Below are the records; collect from them each line containing the string "code".
BEGIN Stored records
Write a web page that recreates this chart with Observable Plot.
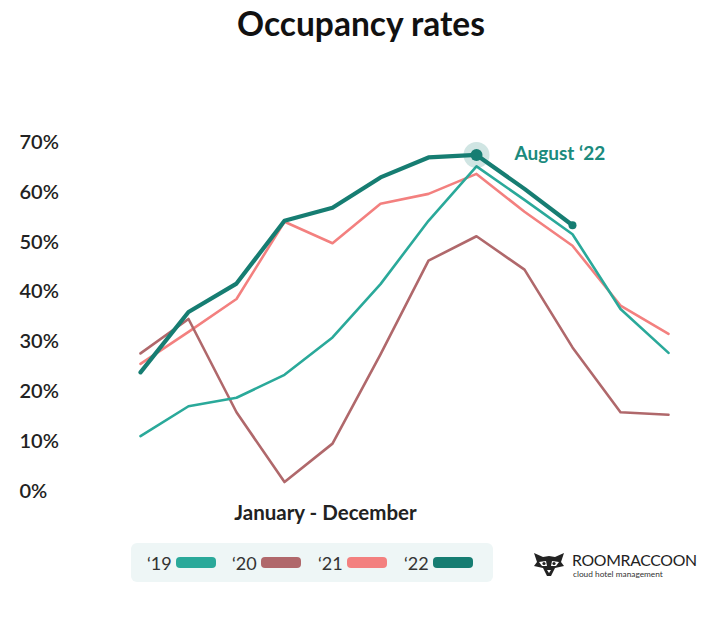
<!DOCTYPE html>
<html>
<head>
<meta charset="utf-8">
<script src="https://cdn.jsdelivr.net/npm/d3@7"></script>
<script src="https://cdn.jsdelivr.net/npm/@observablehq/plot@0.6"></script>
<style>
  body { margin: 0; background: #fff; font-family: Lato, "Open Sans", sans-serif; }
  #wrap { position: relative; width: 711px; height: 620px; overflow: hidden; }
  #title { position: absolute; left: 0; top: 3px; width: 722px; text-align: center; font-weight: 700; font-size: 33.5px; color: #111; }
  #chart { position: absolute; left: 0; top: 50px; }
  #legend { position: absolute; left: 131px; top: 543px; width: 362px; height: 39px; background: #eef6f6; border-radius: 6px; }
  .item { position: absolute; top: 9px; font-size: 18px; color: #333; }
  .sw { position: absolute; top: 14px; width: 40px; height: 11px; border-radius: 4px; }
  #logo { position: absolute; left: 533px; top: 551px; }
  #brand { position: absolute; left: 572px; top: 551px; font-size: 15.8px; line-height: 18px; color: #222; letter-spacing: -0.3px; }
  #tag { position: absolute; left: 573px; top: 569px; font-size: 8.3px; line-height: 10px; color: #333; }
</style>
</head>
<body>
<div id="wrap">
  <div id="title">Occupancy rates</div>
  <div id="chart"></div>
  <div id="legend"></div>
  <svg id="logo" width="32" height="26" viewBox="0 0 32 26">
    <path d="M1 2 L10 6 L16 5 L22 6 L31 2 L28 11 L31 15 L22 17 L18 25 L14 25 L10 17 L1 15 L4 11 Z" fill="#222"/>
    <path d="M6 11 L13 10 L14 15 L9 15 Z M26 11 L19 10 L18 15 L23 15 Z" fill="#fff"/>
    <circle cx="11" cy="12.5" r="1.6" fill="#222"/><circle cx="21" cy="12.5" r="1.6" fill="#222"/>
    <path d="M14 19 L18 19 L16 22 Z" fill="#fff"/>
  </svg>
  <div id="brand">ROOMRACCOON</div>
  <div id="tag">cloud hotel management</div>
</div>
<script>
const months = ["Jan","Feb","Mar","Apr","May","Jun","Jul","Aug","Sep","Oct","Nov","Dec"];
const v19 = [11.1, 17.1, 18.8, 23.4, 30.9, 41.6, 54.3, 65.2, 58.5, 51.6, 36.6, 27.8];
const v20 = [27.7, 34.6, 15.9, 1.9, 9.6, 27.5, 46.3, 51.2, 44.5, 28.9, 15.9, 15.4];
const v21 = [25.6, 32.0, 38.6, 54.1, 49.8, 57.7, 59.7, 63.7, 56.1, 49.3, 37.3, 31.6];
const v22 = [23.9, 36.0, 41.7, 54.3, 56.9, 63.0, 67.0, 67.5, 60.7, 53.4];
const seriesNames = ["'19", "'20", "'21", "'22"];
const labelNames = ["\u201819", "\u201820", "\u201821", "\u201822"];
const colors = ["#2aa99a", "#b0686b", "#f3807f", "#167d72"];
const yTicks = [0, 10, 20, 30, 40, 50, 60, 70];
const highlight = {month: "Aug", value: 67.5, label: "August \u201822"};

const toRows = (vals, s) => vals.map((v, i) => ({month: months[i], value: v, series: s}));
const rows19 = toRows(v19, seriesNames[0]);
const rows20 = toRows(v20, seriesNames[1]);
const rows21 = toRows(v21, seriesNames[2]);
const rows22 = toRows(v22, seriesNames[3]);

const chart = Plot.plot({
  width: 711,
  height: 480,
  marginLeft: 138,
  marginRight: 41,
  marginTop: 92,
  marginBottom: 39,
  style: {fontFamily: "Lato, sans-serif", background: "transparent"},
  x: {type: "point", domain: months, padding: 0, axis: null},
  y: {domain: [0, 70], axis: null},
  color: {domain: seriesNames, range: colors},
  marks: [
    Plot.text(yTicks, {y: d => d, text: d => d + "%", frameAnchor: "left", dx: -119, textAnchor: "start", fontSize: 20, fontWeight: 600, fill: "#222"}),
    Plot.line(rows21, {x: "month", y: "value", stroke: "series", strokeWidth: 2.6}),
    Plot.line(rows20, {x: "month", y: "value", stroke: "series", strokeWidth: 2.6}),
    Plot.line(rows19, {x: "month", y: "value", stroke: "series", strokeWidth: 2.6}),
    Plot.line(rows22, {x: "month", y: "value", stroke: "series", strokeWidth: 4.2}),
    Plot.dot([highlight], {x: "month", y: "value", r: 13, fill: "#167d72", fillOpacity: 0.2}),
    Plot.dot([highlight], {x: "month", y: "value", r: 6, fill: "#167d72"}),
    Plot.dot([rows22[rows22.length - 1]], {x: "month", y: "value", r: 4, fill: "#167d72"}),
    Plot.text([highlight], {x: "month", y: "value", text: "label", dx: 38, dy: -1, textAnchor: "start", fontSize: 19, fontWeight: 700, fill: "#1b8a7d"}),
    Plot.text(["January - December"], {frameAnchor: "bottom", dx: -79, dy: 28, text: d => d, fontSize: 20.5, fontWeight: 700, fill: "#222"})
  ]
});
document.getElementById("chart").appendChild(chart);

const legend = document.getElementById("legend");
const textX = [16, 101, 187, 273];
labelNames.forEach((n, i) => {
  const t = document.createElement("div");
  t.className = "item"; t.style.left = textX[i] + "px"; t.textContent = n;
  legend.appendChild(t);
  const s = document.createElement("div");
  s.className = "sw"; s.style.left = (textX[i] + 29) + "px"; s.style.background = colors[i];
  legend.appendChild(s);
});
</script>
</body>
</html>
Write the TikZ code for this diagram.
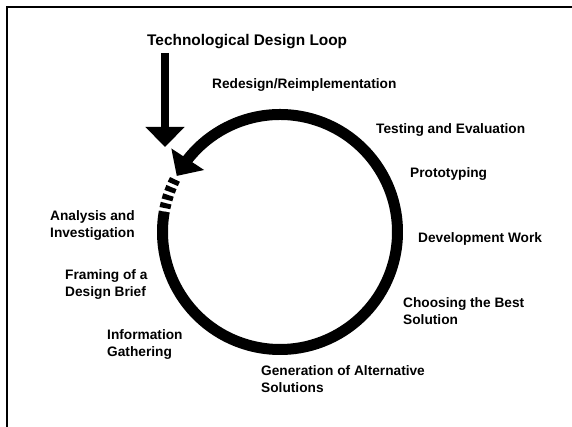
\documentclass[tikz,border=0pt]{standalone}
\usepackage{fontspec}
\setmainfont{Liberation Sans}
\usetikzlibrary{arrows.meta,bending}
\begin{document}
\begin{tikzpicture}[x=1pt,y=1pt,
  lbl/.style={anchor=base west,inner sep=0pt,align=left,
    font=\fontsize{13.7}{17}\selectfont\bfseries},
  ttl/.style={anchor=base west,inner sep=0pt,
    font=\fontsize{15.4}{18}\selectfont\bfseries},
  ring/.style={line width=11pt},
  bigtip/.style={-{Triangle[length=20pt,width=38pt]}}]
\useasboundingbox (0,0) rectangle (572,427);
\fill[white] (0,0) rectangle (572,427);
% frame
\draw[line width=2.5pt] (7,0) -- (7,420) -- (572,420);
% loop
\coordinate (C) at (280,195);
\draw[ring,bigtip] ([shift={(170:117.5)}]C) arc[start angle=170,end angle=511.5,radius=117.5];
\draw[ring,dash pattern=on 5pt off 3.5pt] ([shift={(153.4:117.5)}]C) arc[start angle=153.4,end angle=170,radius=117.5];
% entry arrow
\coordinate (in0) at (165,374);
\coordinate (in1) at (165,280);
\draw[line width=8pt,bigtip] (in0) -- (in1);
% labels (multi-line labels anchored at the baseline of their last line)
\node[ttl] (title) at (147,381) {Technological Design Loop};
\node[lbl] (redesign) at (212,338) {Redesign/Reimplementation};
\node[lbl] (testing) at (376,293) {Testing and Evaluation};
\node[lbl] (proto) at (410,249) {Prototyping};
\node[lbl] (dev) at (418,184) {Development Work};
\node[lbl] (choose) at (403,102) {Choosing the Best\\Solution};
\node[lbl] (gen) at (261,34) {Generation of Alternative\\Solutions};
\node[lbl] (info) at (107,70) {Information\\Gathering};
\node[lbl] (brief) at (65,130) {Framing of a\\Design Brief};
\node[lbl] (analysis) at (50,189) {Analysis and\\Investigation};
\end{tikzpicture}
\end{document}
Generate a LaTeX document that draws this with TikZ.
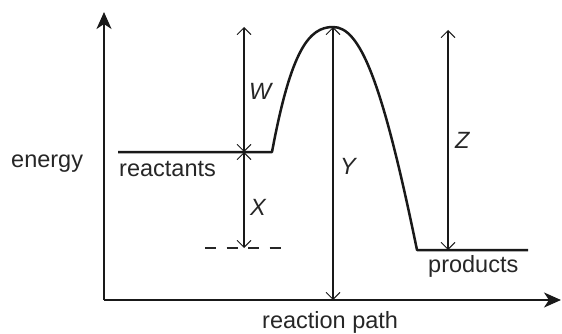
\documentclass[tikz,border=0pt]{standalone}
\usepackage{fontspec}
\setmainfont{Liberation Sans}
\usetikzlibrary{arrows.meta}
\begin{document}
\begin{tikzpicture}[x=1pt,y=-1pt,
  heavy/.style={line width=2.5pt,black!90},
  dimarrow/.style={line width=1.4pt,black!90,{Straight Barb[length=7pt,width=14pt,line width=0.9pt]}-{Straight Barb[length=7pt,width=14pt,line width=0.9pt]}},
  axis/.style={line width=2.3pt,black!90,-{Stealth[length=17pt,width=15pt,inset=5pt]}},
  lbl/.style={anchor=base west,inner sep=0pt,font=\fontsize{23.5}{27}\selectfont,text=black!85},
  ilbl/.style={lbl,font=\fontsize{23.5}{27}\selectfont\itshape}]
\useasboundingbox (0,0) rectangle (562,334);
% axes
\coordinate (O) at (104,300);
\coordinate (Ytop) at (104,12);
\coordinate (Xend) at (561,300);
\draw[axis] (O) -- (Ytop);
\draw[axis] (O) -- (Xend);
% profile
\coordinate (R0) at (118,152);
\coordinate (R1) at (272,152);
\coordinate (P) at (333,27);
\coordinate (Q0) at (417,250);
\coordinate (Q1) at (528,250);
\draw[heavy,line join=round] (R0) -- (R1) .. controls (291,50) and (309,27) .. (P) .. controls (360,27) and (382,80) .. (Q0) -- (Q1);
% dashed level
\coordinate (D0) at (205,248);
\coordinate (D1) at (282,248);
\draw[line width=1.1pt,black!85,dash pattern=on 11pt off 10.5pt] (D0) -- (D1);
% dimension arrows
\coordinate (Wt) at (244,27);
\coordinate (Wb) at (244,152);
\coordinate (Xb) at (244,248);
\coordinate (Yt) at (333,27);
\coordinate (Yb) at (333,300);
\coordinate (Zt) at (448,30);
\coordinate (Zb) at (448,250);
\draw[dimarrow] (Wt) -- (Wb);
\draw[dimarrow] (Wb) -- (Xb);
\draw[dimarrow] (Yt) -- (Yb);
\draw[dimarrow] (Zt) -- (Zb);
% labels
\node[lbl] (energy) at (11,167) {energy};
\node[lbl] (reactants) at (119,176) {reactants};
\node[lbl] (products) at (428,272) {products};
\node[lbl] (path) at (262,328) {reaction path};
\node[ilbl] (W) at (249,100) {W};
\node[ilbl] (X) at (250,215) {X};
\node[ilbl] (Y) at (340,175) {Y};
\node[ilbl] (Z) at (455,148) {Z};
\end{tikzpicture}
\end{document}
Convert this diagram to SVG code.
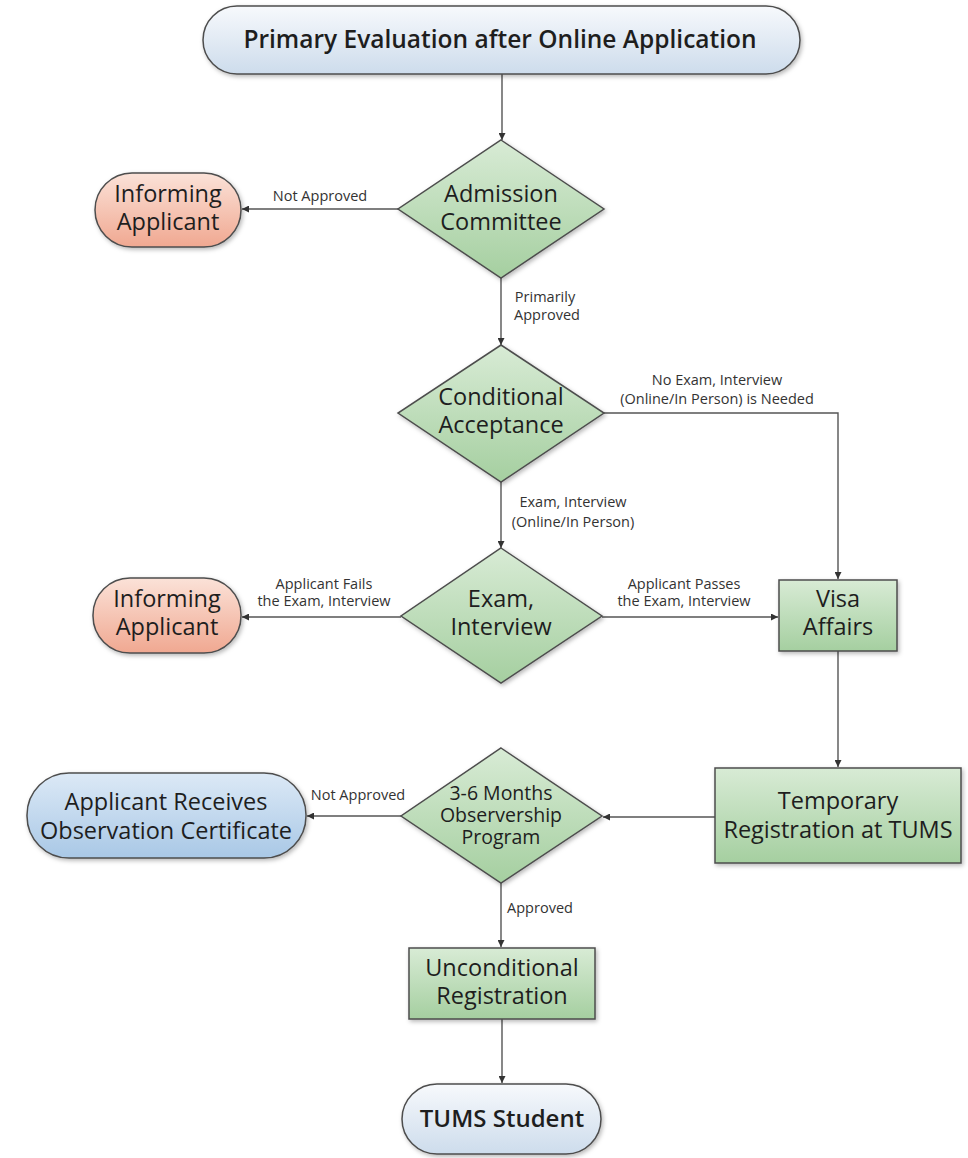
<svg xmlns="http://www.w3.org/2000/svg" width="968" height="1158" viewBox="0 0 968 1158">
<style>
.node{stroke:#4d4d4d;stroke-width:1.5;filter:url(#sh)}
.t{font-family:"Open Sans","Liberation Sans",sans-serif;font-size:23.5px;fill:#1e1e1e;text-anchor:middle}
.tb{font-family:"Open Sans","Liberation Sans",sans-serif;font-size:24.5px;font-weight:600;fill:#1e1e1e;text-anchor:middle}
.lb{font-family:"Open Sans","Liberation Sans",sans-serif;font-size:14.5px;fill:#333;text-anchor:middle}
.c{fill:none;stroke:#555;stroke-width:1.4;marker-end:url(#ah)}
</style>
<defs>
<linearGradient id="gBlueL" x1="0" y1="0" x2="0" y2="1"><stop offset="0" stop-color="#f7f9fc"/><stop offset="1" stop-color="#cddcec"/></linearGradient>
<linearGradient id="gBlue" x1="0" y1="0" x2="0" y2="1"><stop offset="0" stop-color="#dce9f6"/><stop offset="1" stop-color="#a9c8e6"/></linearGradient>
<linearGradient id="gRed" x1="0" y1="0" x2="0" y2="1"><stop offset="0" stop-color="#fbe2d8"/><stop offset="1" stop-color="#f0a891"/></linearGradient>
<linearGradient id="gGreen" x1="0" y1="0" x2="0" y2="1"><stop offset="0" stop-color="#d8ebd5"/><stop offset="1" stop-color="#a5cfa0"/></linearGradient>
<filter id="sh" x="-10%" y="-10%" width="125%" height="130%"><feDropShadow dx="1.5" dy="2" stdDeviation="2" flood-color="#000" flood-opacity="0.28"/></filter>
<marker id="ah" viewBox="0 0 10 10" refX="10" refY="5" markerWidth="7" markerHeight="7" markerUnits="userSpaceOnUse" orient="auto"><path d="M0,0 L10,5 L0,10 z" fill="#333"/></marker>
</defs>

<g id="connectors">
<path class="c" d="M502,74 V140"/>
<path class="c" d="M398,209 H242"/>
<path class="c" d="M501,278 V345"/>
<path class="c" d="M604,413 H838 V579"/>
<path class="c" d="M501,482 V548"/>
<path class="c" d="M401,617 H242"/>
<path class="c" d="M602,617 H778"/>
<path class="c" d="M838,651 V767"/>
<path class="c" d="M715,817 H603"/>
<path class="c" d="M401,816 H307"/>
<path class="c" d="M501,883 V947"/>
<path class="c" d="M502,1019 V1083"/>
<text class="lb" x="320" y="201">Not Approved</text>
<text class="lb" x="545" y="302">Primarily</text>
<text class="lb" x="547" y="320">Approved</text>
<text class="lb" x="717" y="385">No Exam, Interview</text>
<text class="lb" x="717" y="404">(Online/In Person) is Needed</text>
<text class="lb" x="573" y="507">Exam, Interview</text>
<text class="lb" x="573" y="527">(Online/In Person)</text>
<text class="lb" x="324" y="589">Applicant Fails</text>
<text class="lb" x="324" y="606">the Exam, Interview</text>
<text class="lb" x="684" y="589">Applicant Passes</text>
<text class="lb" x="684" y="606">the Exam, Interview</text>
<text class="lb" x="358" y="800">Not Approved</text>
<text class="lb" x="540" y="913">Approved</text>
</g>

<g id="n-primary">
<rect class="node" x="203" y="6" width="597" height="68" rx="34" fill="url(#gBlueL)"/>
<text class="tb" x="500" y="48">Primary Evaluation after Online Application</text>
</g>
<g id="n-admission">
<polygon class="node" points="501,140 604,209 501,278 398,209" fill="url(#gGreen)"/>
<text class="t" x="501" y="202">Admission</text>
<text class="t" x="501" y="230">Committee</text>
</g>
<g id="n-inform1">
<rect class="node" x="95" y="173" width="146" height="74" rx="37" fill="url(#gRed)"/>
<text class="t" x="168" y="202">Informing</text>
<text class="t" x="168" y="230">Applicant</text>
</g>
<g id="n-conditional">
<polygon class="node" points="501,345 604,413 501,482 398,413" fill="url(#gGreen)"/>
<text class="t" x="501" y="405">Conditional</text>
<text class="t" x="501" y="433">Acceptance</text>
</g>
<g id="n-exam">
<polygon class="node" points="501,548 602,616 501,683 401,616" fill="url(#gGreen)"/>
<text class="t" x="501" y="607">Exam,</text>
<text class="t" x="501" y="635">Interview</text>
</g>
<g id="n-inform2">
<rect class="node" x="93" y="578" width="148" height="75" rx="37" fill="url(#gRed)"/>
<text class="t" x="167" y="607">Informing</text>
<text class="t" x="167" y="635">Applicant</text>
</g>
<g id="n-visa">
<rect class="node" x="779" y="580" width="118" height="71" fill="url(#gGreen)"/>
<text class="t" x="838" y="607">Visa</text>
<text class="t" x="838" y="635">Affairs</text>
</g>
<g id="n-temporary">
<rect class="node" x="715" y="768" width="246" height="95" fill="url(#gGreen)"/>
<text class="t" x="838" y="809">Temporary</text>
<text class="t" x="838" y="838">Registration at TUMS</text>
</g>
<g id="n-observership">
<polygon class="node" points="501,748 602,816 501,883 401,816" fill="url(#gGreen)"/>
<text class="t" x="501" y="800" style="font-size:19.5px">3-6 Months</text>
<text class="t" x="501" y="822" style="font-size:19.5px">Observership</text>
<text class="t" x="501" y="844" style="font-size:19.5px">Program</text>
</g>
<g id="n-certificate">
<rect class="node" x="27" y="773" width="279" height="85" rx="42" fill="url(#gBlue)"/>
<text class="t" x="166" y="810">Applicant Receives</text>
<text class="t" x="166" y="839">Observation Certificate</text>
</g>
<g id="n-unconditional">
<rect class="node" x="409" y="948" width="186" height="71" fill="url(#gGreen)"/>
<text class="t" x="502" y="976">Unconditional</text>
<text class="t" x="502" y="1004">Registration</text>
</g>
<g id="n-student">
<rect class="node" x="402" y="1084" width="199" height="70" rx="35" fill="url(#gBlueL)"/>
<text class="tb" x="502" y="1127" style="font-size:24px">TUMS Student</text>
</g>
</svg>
END Stored records
§ Written answer
Write the TikZ code for this diagram.
Convert this diagram to SVG code.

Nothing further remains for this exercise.